Yesterday saw the introduction of the B10 blend biodiesel pilot programme in the country, in which vehicles of Ministry of Plantation Industries and Commodities (MPIC) are set to use the fuel, a mixture of 10% palm biodiesel and 90% petroleum diesel.
All 81 MPIC-owned vehicles with diesel engines, along with its agencies’ vehicles operating around Selangor and Federal Territory of Kuala Lumpur, will participate in the pilot programme. In total, the vehicles will consume 25 tonnes of palm biodiesel annually.
The implementation follows in line with the decision by the government to upgrade the existing B5 programme, which has been in place since November 1, 2011, to a B10 one. To support the development of B10, the MPIC is working together with SIRIM and Department of Standard Malaysia to build a new B10 standard, as the existing one, namely MS123:2005, is only for B5.
The new B10 standard is due to be launched nationwide as soon as it’s established, with the plan being to have a nationwide implementation in place by July 2014. The Malaysian Palm Oil Board (MPOB) will head the programme, particularly in areas of palm biodiesel supply as well as related logistical and technical aspects.
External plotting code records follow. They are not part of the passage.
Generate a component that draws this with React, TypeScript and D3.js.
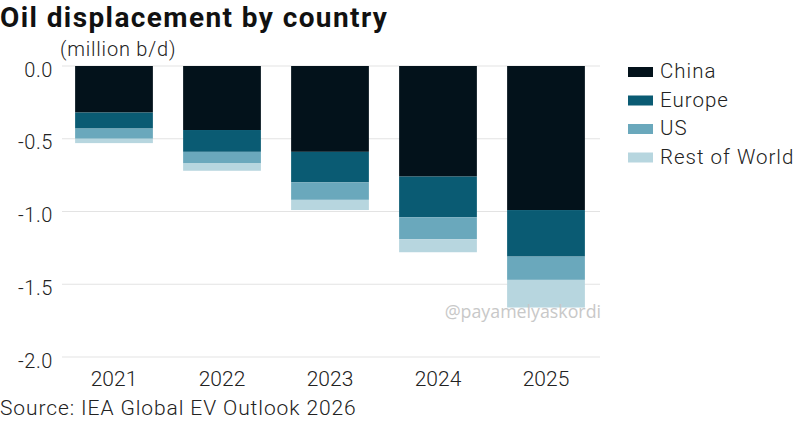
import * as React from 'react';
import * as d3 from 'd3';

const years = ['2021', '2022', '2023', '2024', '2025'];
const seriesNames = ['China', 'Europe', 'US', 'Rest of World'];
const china = [0.32, 0.44, 0.59, 0.76, 0.99];
const europe = [0.11, 0.15, 0.21, 0.28, 0.32];
const us = [0.07, 0.08, 0.12, 0.15, 0.16];
const restOfWorld = [0.03, 0.05, 0.07, 0.09, 0.19];
const yTicks = [0, -0.5, -1, -1.5, -2];
const colors = ['#03121b', '#0a5b73', '#6aa8bc', '#b7d6df'];

const width = 800;
const height = 421;
const labelFont = 'Roboto, "Liberation Sans", sans-serif';

const App: React.FunctionComponent = () => {
    const ref = React.useRef<SVGSVGElement>(null);

    React.useEffect(() => {
        if (!ref.current) {
            return;
        }
        const svg = d3.select(ref.current);
        svg.selectAll('*').remove();

        const x = d3.scaleBand().domain(years).range([60, 600]).paddingInner(0.28).paddingOuter(0.14);
        const y = d3.scaleLinear().domain([0, -2]).range([66, 357]);

        const rows = years.map((yr, i) => ({ year: yr, China: china[i], Europe: europe[i], US: us[i], 'Rest of World': restOfWorld[i] }));
        const stacked = d3.stack<any>().keys(seriesNames)(rows);

        // grid
        svg.append('g')
            .selectAll('line')
            .data(yTicks)
            .join('line')
            .attr('x1', 62)
            .attr('x2', 600)
            .attr('y1', d => y(d))
            .attr('y2', d => y(d))
            .attr('stroke', '#e3e3e3')
            .attr('stroke-width', 1);

        svg.append('g')
            .selectAll('text')
            .data(yTicks)
            .join('text')
            .attr('x', 53)
            .attr('y', d => y(d) + 10.5)
            .attr('text-anchor', 'end')
            .attr('font-family', labelFont)
            .attr('font-weight', 300)
            .attr('font-size', 20)
            .attr('letter-spacing', 0.6)
            .attr('fill', '#222')
            .text(d => d3.format('.1f')(d).replace('−', '-'));

        // bars
        svg.append('g')
            .selectAll('g')
            .data(stacked)
            .join('g')
            .attr('fill', (_, i) => colors[i])
            .selectAll('rect')
            .data(d => d)
            .join('rect')
            .attr('x', d => x(d.data.year)!)
            .attr('width', x.bandwidth())
            .attr('y', d => y(-d[0]))
            .attr('height', d => y(-d[1]) - y(-d[0]));

        // x labels
        svg.append('g')
            .selectAll('text')
            .data(years)
            .join('text')
            .attr('x', d => x(d)! + x.bandwidth() / 2)
            .attr('y', 386)
            .attr('text-anchor', 'middle')
            .attr('font-family', labelFont)
            .attr('font-weight', 300)
            .attr('font-size', 21)
            .attr('fill', '#222')
            .text(d => d);

        // legend
        const legend = svg.append('g')
            .selectAll('g')
            .data(seriesNames)
            .join('g')
            .attr('transform', (_, i) => `translate(628,${78 + i * 28.5})`);
        legend.append('rect')
            .attr('x', 0)
            .attr('y', -11)
            .attr('width', 25)
            .attr('height', 10)
            .attr('fill', (_, i) => colors[i]);
        legend.append('text')
            .attr('x', 32)
            .attr('y', 0)
            .attr('font-family', labelFont)
            .attr('font-weight', 300)
            .attr('font-size', 20.5)
            .attr('letter-spacing', 1)
            .attr('fill', '#222')
            .text(d => d);

        // titles
        svg.append('text')
            .attr('x', 0)
            .attr('y', 27)
            .attr('font-family', labelFont)
            .attr('font-weight', 700)
            .attr('font-size', 28)
            .attr('letter-spacing', 1.4)
            .attr('fill', '#111')
            .text('Oil displacement by country');
        svg.append('text')
            .attr('x', 60)
            .attr('y', 56)
            .attr('font-family', labelFont)
            .attr('font-weight', 300)
            .attr('font-size', 20)
            .attr('letter-spacing', 0.8)
            .attr('fill', '#222')
            .text('(million b/d)');
        svg.append('text')
            .attr('x', 0)
            .attr('y', 415)
            .attr('font-family', labelFont)
            .attr('font-weight', 300)
            .attr('font-size', 21)
            .attr('letter-spacing', 0.9)
            .attr('fill', '#222')
            .text('Source: IEA Global EV Outlook 2026');

        // watermark
        svg.append('text')
            .attr('x', 601)
            .attr('y', 318)
            .attr('text-anchor', 'end')
            .attr('font-family', '"Open Sans", sans-serif')
            .attr('font-size', 17.8)
            .attr('fill', '#c8c8c8')
            .text('@payamelyaskordi');
    });

    return <svg ref={ref} width={width} height={height}
        style={{ position: 'absolute', left: 0, top: 0, background: '#fff' }} />;
};

export default App;
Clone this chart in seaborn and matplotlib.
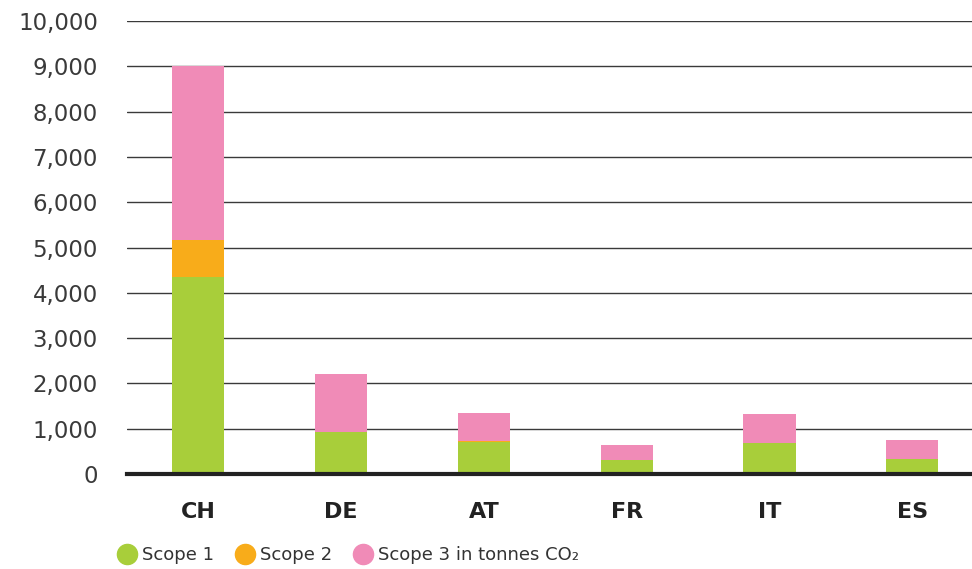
import matplotlib
matplotlib.use("Agg")
import matplotlib.pyplot as plt
from matplotlib.lines import Line2D
from matplotlib.ticker import FuncFormatter
import seaborn as sns
import pandas as pd

countries = ["CH", "DE", "AT", "FR", "IT", "ES"]
scope1 = [4340, 935, 700, 310, 680, 330]
scope2 = [830, 0, 25, 0, 0, 0]
scope3 = [3830, 1275, 630, 330, 645, 420]
legend_labels = ["Scope 1", "Scope 2", "Scope 3 in tonnes CO\u2082"]

green, orange, pink = "#A8CE3A", "#F8AC1A", "#F08BB7"

df = pd.DataFrame({"country": countries, "s1": scope1, "s2": scope2, "s3": scope3})
df["s12"] = df["s1"] + df["s2"]
df["total"] = df["s12"] + df["s3"]

sns.set_theme(style="white")
plt.rcParams["font.family"] = ["DejaVu Sans"]

fig = plt.figure(figsize=(9.72, 5.69), dpi=100)
ax = fig.add_axes([127 / 972, 1 - 474 / 569, 1 - 127 / 972 + 0.012, (474 - 21) / 569])

# stacked bars: draw cumulative totals from top layer down
for col, color in [("total", pink), ("s12", orange), ("s1", green)]:
    sns.barplot(data=df, x="country", y=col, color=color, width=0.365,
                saturation=1, ax=ax, zorder=3, linewidth=0)

ax.set_ylim(0, 10000)
ax.set_xlim(-0.5, len(countries) - 0.5)
ax.set_yticks(range(0, 10001, 1000))
ax.yaxis.set_major_formatter(FuncFormatter(lambda v, p: f"{int(v):,}"))
ax.grid(axis="y", color="#3a3a3a", linewidth=1.0, zorder=0)
ax.set_axisbelow(True)
for s in ["top", "right", "left"]:
    ax.spines[s].set_visible(False)
ax.spines["bottom"].set_color("#222222")
ax.spines["bottom"].set_linewidth(3)
ax.spines["bottom"].set_zorder(4)
ax.tick_params(axis="y", length=0, pad=21, labelsize=16.5, labelcolor="#3a3a3a")
ax.tick_params(axis="x", length=0, pad=20, labelsize=16, labelcolor="#222222")
for t in ax.get_xticklabels():
    t.set_fontweight("bold")
ax.set_xlabel("")
ax.set_ylabel("")

handles = [Line2D([], [], marker="o", linestyle="", markersize=14.5,
                  markerfacecolor=c, markeredgecolor=c) for c in (green, orange, pink)]
fig.legend(handles, legend_labels, loc="center left", bbox_to_anchor=(96 / 972, 1 - 555 / 569),
           ncol=3, frameon=False, fontsize=13, handletextpad=0.05, columnspacing=0.9,
           handlelength=1.6, labelcolor="#333333")

fig.savefig("out.png", dpi=100)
Diesel passenger vehicles usually have a B7 rating written on the fuel cap, so the move to 10% inadvertently leads to questions about adverse effects on diesel engine vehicles.
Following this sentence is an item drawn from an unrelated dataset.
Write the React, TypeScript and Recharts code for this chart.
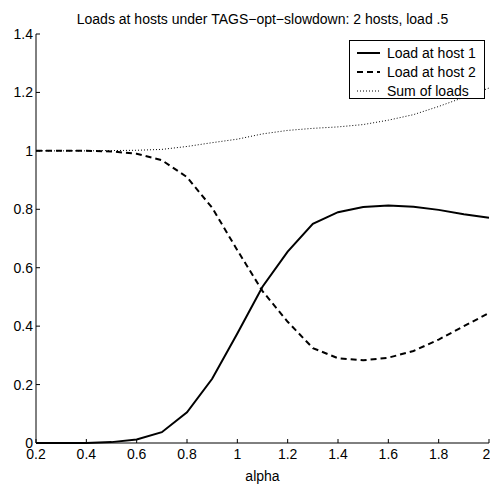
import { Legend, Line, LineChart, XAxis, YAxis } from 'recharts'

const alphaValues = [0.2, 0.3, 0.4, 0.5, 0.6, 0.7, 0.8, 0.9, 1.0, 1.1, 1.2, 1.3, 1.4, 1.5, 1.6, 1.7, 1.8, 1.9, 2.0]
const loadHost1 = [0, 0, 0, 0.003, 0.012, 0.037, 0.105, 0.22, 0.375, 0.535, 0.655, 0.75, 0.79, 0.808, 0.813, 0.809, 0.798, 0.783, 0.771]
const loadHost2 = [1, 1, 1, 0.998, 0.99, 0.968, 0.91, 0.805, 0.66, 0.52, 0.415, 0.325, 0.29, 0.283, 0.292, 0.315, 0.354, 0.4, 0.445]
const sumOfLoads = [1, 1, 1, 1.001, 1.002, 1.005, 1.015, 1.028, 1.04, 1.058, 1.07, 1.077, 1.082, 1.09, 1.105, 1.124, 1.152, 1.183, 1.215]

const xTicks = [0.2, 0.4, 0.6, 0.8, 1, 1.2, 1.4, 1.6, 1.8, 2]
const yTicks = [0, 0.2, 0.4, 0.6, 0.8, 1, 1.2, 1.4]

const data = alphaValues.map((a, i) => ({
  alpha: a,
  host1: loadHost1[i],
  host2: loadHost2[i],
  sum: sumOfLoads[i],
}))

const font = '"Liberation Sans", Arial, sans-serif'
const tickStyle = { fill: '#000', fontSize: 14, fontFamily: font }

const legendRows = [
  { key: 'host1', label: 'Load at host 1', dash: undefined, width: 2 },
  { key: 'host2', label: 'Load at host 2', dash: '6 4', width: 2 },
  { key: 'sum', label: 'Sum of loads', dash: '1 2', width: 1 },
]

const LegendBox = () => (
  <div
    style={{
      width: 134,
      height: 57,
      border: '1px solid #000',
      background: '#fff',
      fontFamily: font,
      fontSize: 14,
      boxSizing: 'content-box',
    }}
  >
    {legendRows.map((r, i) => (
      <div key={r.key} style={{ position: 'absolute', top: 4 + i * 19, left: 0, height: 18, display: 'flex', alignItems: 'center' }}>
        <svg width={38} height={18} style={{ display: 'block' }}>
          <line x1={8} x2={31} y1={9} y2={9} stroke="#000" strokeWidth={r.width} strokeDasharray={r.dash} />
        </svg>
        <span style={{ lineHeight: '18px', whiteSpace: 'nowrap' }}>{r.label}</span>
      </div>
    ))}
  </div>
)

const App = () => {
  return (
    <div style={{ position: 'absolute', left: 0, top: 0, width: 490, height: 484, fontFamily: font }}>
      <div
        style={{
          position: 'absolute',
          top: 10,
          left: 36,
          width: 453,
          textAlign: 'center',
          fontSize: 14,
          lineHeight: '18px',
          color: '#000',
        }}
      >
        Loads at hosts under TAGS−opt−slowdown: 2 hosts, load .5
      </div>
      <LineChart width={490} height={484} data={data} margin={{ top: 34, right: 1, bottom: 0, left: 0 }}>
        <XAxis
          dataKey="alpha"
          type="number"
          domain={[0.2, 2]}
          ticks={xTicks}
          tickSize={-4}
          tickMargin={10}
          height={41}
          stroke="#000"
          tick={tickStyle}
          label={{ value: 'alpha', position: 'insideBottom', offset: 3, fill: '#000', fontSize: 14, fontFamily: font }}
        />
        <XAxis
          xAxisId="top"
          orientation="top"
          dataKey="alpha"
          type="number"
          domain={[0.2, 2]}
          ticks={xTicks}
          tickSize={-4}
          height={0}
          stroke="#000"
          tick={false}
        />
        <YAxis
          type="number"
          domain={[0, 1.4]}
          ticks={yTicks}
          tickSize={-4}
          tickMargin={7}
          width={36}
          stroke="#000"
          tick={tickStyle}
        />
        <YAxis
          yAxisId="right"
          orientation="right"
          type="number"
          domain={[0, 1.4]}
          ticks={yTicks}
          tickSize={-4}
          width={0}
          stroke="#000"
          tick={false}
        />
        <Legend
          layout="vertical"
          verticalAlign="middle"
          align="center"
          wrapperStyle={{ top: 40, left: 349, width: 136, height: 59 }}
          content={() => <LegendBox />}
        />
        <Line dataKey="host1" type="linear" stroke="#000" strokeWidth={2} dot={false} isAnimationActive={false} />
        <Line dataKey="host2" type="linear" stroke="#000" strokeWidth={2} strokeDasharray="6 4" dot={false} isAnimationActive={false} />
        <Line dataKey="sum" type="linear" stroke="#000" strokeWidth={1} strokeDasharray="1 2" dot={false} isAnimationActive={false} />
      </LineChart>
    </div>
  )
}

export default App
According to the MPOB, studies conducted have shown that B10 usage will not bring have a negative impact on diesel engine vehicles. The move to have all MPIC vehicles and that of its agencies utilising it is very much a step to convince everyone – including OEMs and petroleum companies – of that.
We managed to ask BMW Malaysia about this matter, and it said that that the 10% in B10 is too small to have any significant effect. The company says it has carried out tests and its cars work fine up to B13 (which is a blend of 13% biodiesel and 87% petroleum diesel). The reason that B7 is written on the fuel cap is that in most markets overseas, the biodiesel only goes up to a B7 blend.
It was earlier reported that the move towards a B10 blend nationwide (for the non-subsidised sector) would ease the current record high palm oil stock by assisting the removal of crude palm oil stock from the marketplace. It is forecasted that a total of one million tonnes of raw palm oil will be used as material for the said program when it is running.